A few of us have been trying to understand the EteRNA Energy model so as to write better Puzzle Solver scripts and also learn how to design potentially stronger lab candidates. We’ve written up a document on a system for estimating multi-loop energies that was reverse engineered from multi-loop energy values shown by the Puzzle Maker.

The 25-cent version is that multi-loop energies (for unboosted multiloops) seem to be dependent on stem adjacency and stem closure. The system was developed by obtaining a large sample of multi-loops with CG and GC stem closures in the Puzzle Maker, deriving from them a set of linear equations in 19 unknowns (9 cases that are dependent on the number of unbonded Adenines adjacent to each stem closure, times two for CG versus GC orientation, plus a base multi-loop energy) and then solving to determine how much each stem contributes to the multi-loop energy. The factors for non-GC and non-CG stems were determined by noting the energy difference between the CG or GC closures and other closing pairs. This process produced a table that seems to be predictive for unboosted multi-loop closure energies. (No counter-examples have been found.)

A Google Doc (with lots of pretty pictures and tables) has the details. Comments and criticisms are invited.

I very much appreciate this work and your linked document. Thanks!

This seems to be based on 3-junctions; have you looked at 4-junctions and higher?

With this and the quad tables someone could perhaps begin to develop a javascript based energy model for the game.

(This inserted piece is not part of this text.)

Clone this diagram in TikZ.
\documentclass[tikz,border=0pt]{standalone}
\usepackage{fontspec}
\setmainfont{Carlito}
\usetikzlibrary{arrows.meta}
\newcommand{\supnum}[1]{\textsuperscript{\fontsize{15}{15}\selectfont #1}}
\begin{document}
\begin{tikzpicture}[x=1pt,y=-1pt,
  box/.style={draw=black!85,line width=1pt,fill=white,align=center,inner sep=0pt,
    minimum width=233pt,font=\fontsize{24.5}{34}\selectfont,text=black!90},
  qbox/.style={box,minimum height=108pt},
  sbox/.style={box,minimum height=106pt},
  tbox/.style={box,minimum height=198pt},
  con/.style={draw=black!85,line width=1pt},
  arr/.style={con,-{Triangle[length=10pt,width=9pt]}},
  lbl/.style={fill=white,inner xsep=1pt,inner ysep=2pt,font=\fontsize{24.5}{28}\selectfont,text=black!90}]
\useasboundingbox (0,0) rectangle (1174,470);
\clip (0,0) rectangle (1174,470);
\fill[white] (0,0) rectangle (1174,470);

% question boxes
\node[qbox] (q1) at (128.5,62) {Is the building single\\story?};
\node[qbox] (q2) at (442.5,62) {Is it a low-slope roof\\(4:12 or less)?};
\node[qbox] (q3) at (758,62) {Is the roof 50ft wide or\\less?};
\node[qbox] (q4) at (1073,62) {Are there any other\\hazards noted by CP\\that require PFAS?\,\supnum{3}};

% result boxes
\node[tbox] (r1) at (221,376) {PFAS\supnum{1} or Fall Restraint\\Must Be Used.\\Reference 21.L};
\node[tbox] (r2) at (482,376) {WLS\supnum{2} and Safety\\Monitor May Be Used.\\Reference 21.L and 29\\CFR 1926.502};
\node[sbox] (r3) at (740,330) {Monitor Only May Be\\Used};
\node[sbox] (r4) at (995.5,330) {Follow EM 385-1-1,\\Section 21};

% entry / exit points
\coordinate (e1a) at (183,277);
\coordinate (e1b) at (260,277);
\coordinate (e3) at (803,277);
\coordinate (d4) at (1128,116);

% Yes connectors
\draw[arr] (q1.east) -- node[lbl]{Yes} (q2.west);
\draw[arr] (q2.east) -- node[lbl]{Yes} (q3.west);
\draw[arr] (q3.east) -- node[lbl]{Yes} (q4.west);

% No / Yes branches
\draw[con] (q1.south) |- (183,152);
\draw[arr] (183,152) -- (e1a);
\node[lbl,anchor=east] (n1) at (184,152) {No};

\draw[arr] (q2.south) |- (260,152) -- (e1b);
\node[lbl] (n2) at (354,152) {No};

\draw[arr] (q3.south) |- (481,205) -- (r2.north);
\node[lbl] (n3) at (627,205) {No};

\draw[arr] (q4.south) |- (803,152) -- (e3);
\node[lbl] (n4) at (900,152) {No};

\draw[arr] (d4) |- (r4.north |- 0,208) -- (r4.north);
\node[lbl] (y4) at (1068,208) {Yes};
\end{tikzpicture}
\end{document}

It works with 3 junctions, 4 junctions, 5 junctions - on all the cases we’ve tried so far. Some of the test cases needed to compute the coefficients needed four and five junctions in order to have enough unique linear equations to fully define all of the unknowns. So, yes, we have looked at 4 and higher.

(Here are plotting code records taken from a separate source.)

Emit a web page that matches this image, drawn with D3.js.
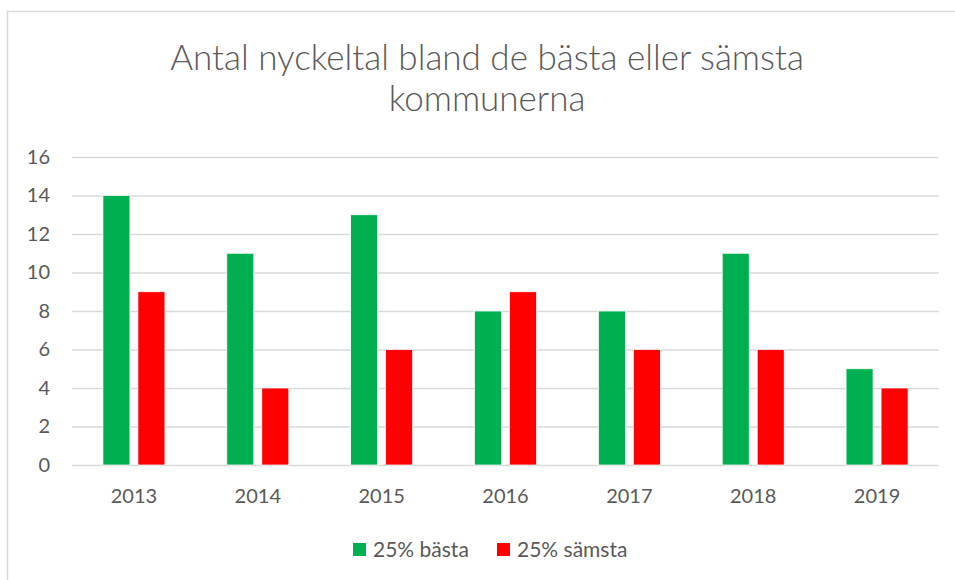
<!DOCTYPE html>
<html>
<head>
<meta charset="utf-8">
<script src="https://d3js.org/d3.v7.min.js"></script>
<style>
  body { margin: 0; background: #fff; }
  text { font-family: Lato, "Open Sans", sans-serif; fill: #595959; }
</style>
</head>
<body>
<script>
// chart values
var years = ["2013", "2014", "2015", "2016", "2017", "2018", "2019"];
var series = ["25% bästa", "25% sämsta"];
var basta = [14, 11, 13, 8, 8, 11, 5];
var samsta = [9, 4, 6, 9, 6, 6, 4];
var yTicks = [0, 2, 4, 6, 8, 10, 12, 14, 16];
var colors = ["#00b050", "#ff0000"];

var width = 955, height = 580;
var plot = {left: 72, right: 939, top: 157, bottom: 465};

var svg = d3.select("body").append("svg")
    .attr("width", width)
    .attr("height", height);

// chart frame
svg.append("rect")
    .attr("x", 7.5).attr("y", 11.5)
    .attr("width", 960).attr("height", 600)
    .attr("fill", "#fff")
    .attr("stroke", "#d9d9d9")
    .attr("stroke-width", 1.5);

// title
var title = svg.append("text")
    .attr("text-anchor", "middle")
    .style("font-size", "35px")
    .style("font-weight", 300);
title.append("tspan").attr("x", 487).attr("y", 70).text("Antal nyckeltal bland de bästa eller sämsta");
title.append("tspan").attr("x", 487).attr("y", 111).text("kommunerna");

var y = d3.scaleLinear()
    .domain([0, 16])
    .range([plot.bottom, plot.top]);

var x0 = d3.scaleBand()
    .domain(years)
    .range([plot.left, plot.right]);

var groupW = 62;
var x1 = d3.scaleBand()
    .domain(series)
    .range([x0.bandwidth() / 2 - groupW / 2, x0.bandwidth() / 2 + groupW / 2])
    .paddingInner(8 / 35);

// gridlines + y labels
var yAxis = svg.append("g")
    .attr("transform", "translate(" + plot.left + ",0)")
    .call(d3.axisLeft(y).tickValues(yTicks).tickSize(-(plot.right - plot.left)).tickPadding(22));
yAxis.select(".domain").remove();
yAxis.selectAll(".tick line").attr("stroke", "#d9d9d9").attr("stroke-width", 1.5);
yAxis.selectAll(".tick text").style("font-size", "20px").attr("fill", "#595959");

// x labels
var xAxis = svg.append("g")
    .attr("transform", "translate(0," + plot.bottom + ")")
    .call(d3.axisBottom(x0).tickSize(0).tickPadding(24));
xAxis.select(".domain").remove();
xAxis.selectAll(".tick text").style("font-size", "20px").attr("fill", "#595959");

// bars
var rows = years.map(function(d, i) {
  return {year: d, values: [{s: series[0], v: basta[i], c: colors[0]}, {s: series[1], v: samsta[i], c: colors[1]}]};
});

svg.selectAll(".grp")
  .data(rows)
  .enter().append("g")
    .attr("transform", function(d) { return "translate(" + x0(d.year) + ",0)"; })
  .selectAll("rect")
  .data(function(d) { return d.values; })
  .enter().append("rect")
    .attr("x", function(d) { return x1(d.s); })
    .attr("y", function(d) { return y(d.v); })
    .attr("width", x1.bandwidth())
    .attr("height", function(d) { return y(0) - y(d.v); })
    .attr("fill", function(d) { return d.c; })
    .attr("stroke", "#fff")
    .attr("stroke-width", 0.75);

// legend
var legendX = [353, 497];
var legend = svg.append("g");
series.forEach(function(s, i) {
  legend.append("rect")
    .attr("x", legendX[i]).attr("y", 543)
    .attr("width", 13).attr("height", 13)
    .attr("fill", colors[i]);
  legend.append("text")
    .attr("x", legendX[i] + 20).attr("y", 557)
    .style("font-size", "21px")
    .text(s);
});
</script>
</body>
</html>
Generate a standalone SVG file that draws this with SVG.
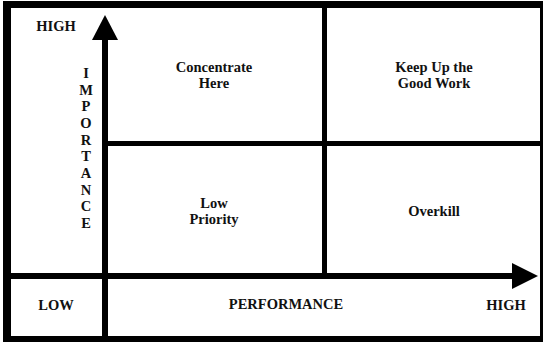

As for a javascript based energy model for the game, I think internal loops and hairpins have their own peculiarities: this doesn’t cover them. So no 1-loops or 2 loops as yet.

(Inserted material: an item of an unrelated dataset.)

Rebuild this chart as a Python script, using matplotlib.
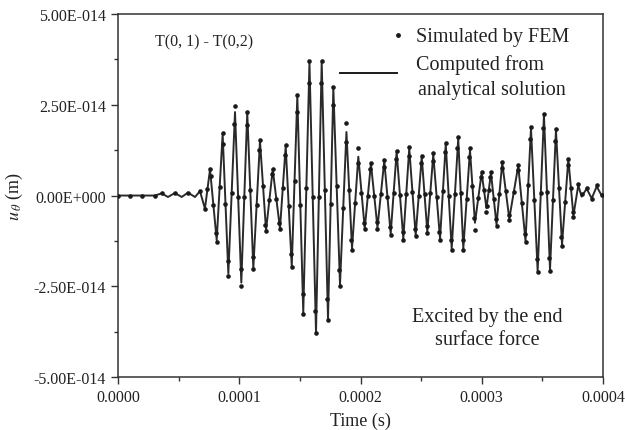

JL - thanks for this. I may not full understand what you are doing here, but it occurred to me that the “ViennaRNA 1.85 vs 2.11” stuff that Jee put on Dev scripts might be used to programmatically generate some of the table data you are creating.

Idea would be to take a known E and structure/seq, loop thru mutations only in NT’s in the structure of interest and use the changing total E to back-calculate what the new Energy was for the structure of interest.

Simple example might be going in w/ ((((…)))) w/ CCCCAAAAGGGG, knowing total E = -5.8 and hairpin (area of interest) is +4.1.
Run Jee’s code on “G” boost (CCCCGAAAGGGG), returns total E = -9.5, so can back calc that a GAAA loop (w/ CG close, of course) is +0.4, i.e. (+4.1-(9.5-5.8)) .
Could rapidly mutate thru all the hairpin NT’s to build the table.

You’d have to check that new seq was still original struct (not a mis-fold), but it may be a quick way to build table rapidly.

I think a particularly strong “base” structure might allow a large # of permutations to be captured (i.e. not discarded b/c of mis-folds).

Note - I’m ignoring the 1.85 vs 2.11, but no reason couldn’t build both tables.

Yes. It’s a fine idea. One needs to compensate for the change in energy of the closing stack cell and as you say, make sure that the target shape still forms. It also can produce a lot of data, and reducing it down to the meaningful bits is still a task, but it can help with automating some of the data collection.

I’ve played with this approach for 2-2 loops, but haven’t had time to complete the project. I don’t have as much time for EteRNA and scripting these days.

EteRNA uses the Vienna 1.8.5 Energy Model. The source code for this model is available from the Vienna University website: “http://www.tbi.univie.ac.at/~ivo/RNA/…”. I’ve been reverse engineering the C code to learn how EteRNA works. I’ve also found the Windows executables for the Vienna toolset (“http://www.tbi.univie.ac.at/~ivo/RNA/…”) very helpful.

Nice post. It is probably a lot of work and way over my head but softcoding the values in the table would allow non-programmers to test different value ranges and match against lab results. Do you think that is possible or worthwhile? Not asking you to volunteer or anything.